Kamel Mennour est heureux d’annoncer « Double Eye Poke », une exposition inédite consacrée aux quatre artistes américains majeurs Lynda Benglis (née en 1941), Dan Flavin (1933-1996), Sol LeWitt (1928-2007) et Bruce Nauman (né en 1941).
Librement emprunté à une oeuvre de Nauman - où la violente attaque optique décrite dans l’expression idiomatique « better than a poke in the eye » est représentée au sens propre et redoublée avec malice - le titre de l’exposition propose d’explorer (cruauté mise à part) diverses modalités, communément qualifiées de minimales, post-minimales, ou conceptuelles, qu’emprunte un intérêt commun pour un certain trouble de la vision.
« Double Eye Poke » rassemble ainsi des oeuvres-phénomènes fondées sur la figure humaine, tantôt manifeste, tantôt plus secrète, incarnée dans l’espace et le temps.
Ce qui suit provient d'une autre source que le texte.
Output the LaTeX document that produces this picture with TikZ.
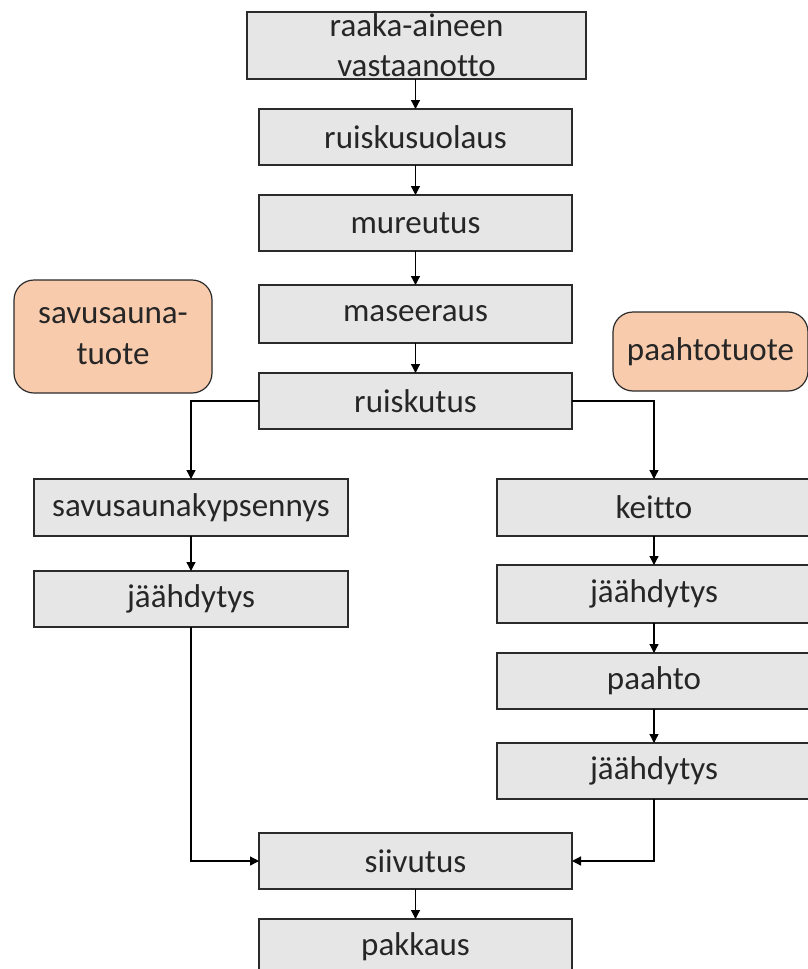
\documentclass[tikz,border=0pt]{standalone}
\usepackage{fontspec}
\setmainfont{Carlito}[Ligatures=NoCommon]
\usetikzlibrary{arrows.meta}
\definecolor{boxgray}{HTML}{E6E6E6}
\definecolor{boxorange}{HTML}{F8CBAD}
\definecolor{edgec}{HTML}{2B2B2B}
\definecolor{textc}{HTML}{262626}
\tikzset{
  stepbox/.style={draw=edgec, line width=1.5pt, fill=boxgray, inner sep=0pt, outer sep=0pt,
    text=textc, font=\fontsize{33}{40}\selectfont, align=center, anchor=center},
  prodbox/.style={draw=edgec, line width=1.2pt, fill=boxorange, rounded corners=20pt, inner sep=0pt, outer sep=0pt,
    text=textc, font=\fontsize{33}{41}\selectfont, align=center, anchor=center},
  flow/.style={draw=black, line width=1.3pt, -{Triangle[length=9pt,width=9pt]}}
}
\begin{document}
\begin{tikzpicture}[x=1pt,y=-1pt]
\clip (0,0) rectangle (808,969);
\fill[white] (0,0) rectangle (808,969);
\node[stepbox, minimum width=339pt, minimum height=67pt] (raaka) at (416.5,45.5) {raaka-aineen\\vastaanotto};
\node[stepbox, minimum width=313pt, minimum height=56pt] (ruisk) at (415.5,137) {ruiskusuolaus};
\node[stepbox, minimum width=313pt, minimum height=56pt] (mure) at (415.5,223) {mureutus};
\node[stepbox, minimum width=313pt, minimum height=58pt] (mase) at (415.5,314) {maseeraus};
\node[stepbox, minimum width=313pt, minimum height=56pt] (ruiskutus) at (415.5,401) {ruiskutus};
\node[stepbox, minimum width=314pt, minimum height=57pt] (savus) at (191,507.5) {savusaunakypsennys};
\node[stepbox, minimum width=314pt, minimum height=56pt] (jL) at (191,599) {jäähdytys};
\node[stepbox, minimum width=314pt, minimum height=57pt] (keitto) at (654,507.5) {keitto};
\node[stepbox, minimum width=314pt, minimum height=58pt] (jR1) at (654,594) {jäähdytys};
\node[stepbox, minimum width=314pt, minimum height=56pt] (paahto) at (654,681) {paahto};
\node[stepbox, minimum width=314pt, minimum height=56pt] (jR2) at (654,771) {jäähdytys};
\node[stepbox, minimum width=313pt, minimum height=56pt] (siiv) at (415.5,861) {siivutus};
\node[stepbox, minimum width=313pt, minimum height=56pt] (pakk) at (415.5,947) {pakkaus};
\node[prodbox, minimum width=198pt, minimum height=113pt] (savutuote) at (113,336.5) {savusauna-\\tuote};
\node[prodbox, minimum width=195pt, minimum height=79pt] (paahtotuote) at (710.5,351.5) {paahtotuote};
\draw[flow] (raaka.south -| ruisk.north) -- (ruisk.north);
\draw[flow] (ruisk) -- (mure);
\draw[flow] (mure) -- (mase);
\draw[flow] (mase) -- (ruiskutus);
\draw[flow] (ruiskutus.west) -| (savus.north);
\draw[flow] (ruiskutus.east) -| (keitto.north);
\draw[flow] (savus) -- (jL);
\draw[flow] (keitto) -- (jR1);
\draw[flow] (jR1) -- (paahto);
\draw[flow] (paahto) -- (jR2);
\draw[flow] (jL.south) |- (siiv.west);
\draw[flow] (jR2.south) |- (siiv.east);
\draw[flow] (siiv) -- (pakk);
\end{tikzpicture}
\end{document}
Cette figure, souvent fragmentée, voire parfois tout à fait abstraite, prend tour à tour la forme, signifiante, du visage, à la fois matériau brut et objet de représentation symbolique comme dans les caresses chosifiantes de Benglis; celle du corps dans son entier, lieu et outil de l’épreuve et du plaisir de la répétition, avec la chorégraphie amateure frisant l’absurde de Nauman ; celle encore de traces et empreintes physiques de l’artistecréateur (ou de l’art worker à son service), telle la géométrie irrégulière et aléatoire de LeWitt ; ou bien alors celle de pairs (Donald Judd) ou de figures tutélaires de l’histoire de l’art (Vladimir Tatlin) qui inspirèrent des structures évanescentes à Flavin…
Ici constat désenchanté (un neon sign de Nauman ne dit-il pas aussi none sing ?), là apparition fantomatique (les instructions de LeWitt ne finissent-elles pas en un énorme crayonnage apparemment chaotique ?), « Double Eye Poke » offre en tous les cas un défi à l’être percevant et pensant. Défi où des oeuvres sensationnelles se révèlent essentiellement critiques, où le langage (et ses jeux) qui les constitue souligne en la traduisant cette nécessité de découvrir l’invisible au coeur du visible, et qualifie de manière spécifique ce que l’on croyait dépassé : non pas des « tableaux » mais des wall drawings, image-objects, ou céramiques. Le pictural réapparait ainsi là où l’on ne l’attendait plus. Pour reprendre la phrase de Hal Foster, « What you see is never quite what you see. »
Béatrice Gross est commissaire d’exposition et critique d’art indépendante vivant à New York.
Actuellement, elle dirige le catalogue raisonné des wall drawings de Sol LeWitt (Artifex Press, NY) et prépare une exposition de la LeWitt Collection au Drawing Center (NY) en collaboration avec Claire Gilman, Senior Curator. Béatrice Gross est également conseillère éditoriale et curatoriale de Mémoire Universelle (Bruxelles), un projet d’encyclopédie expérimentale et subjective.
Béatrice Gross a notamment organisé une série d’expositions autour de Sol LeWitt et de la LeWitt Collection en tant que commissaire associée au Centre Pompidou-Metz, et co-commissaire invitée au M - Museum Leuven (Belgique) et Madre - Museo d’Arte Contemporanea Donnaregina, Naples. Elle a dirigé la monographie de référence de Sol LeWitt publiée par les Éditions du Centre Pompidou-Metz (2012-2013).
Elle est l’auteur de multiples parutions, dont récemment les essais « The Invisible Man. From Skepticism to Paranoia: A Brief Survey of Predators, Photography, and the Birth of Modern Camouflage », Bruxelles, Mémoire Universelle, 2014; « From Icon to Text and Back Again: Ines Lechleitner’s Metamorphoses », Ines Lechleitner. The Imagines, Berlin, Sternberg Press, 2014; et « Sol LeWitt and the (Re-)Birth of Wall Drawing », Auf Zeit / For the Time Being, Staatliche Kunsthalle Baden-Baden/Kunsthalle Bielefeld/Verlag der Buchhandlung Walther König, 2013.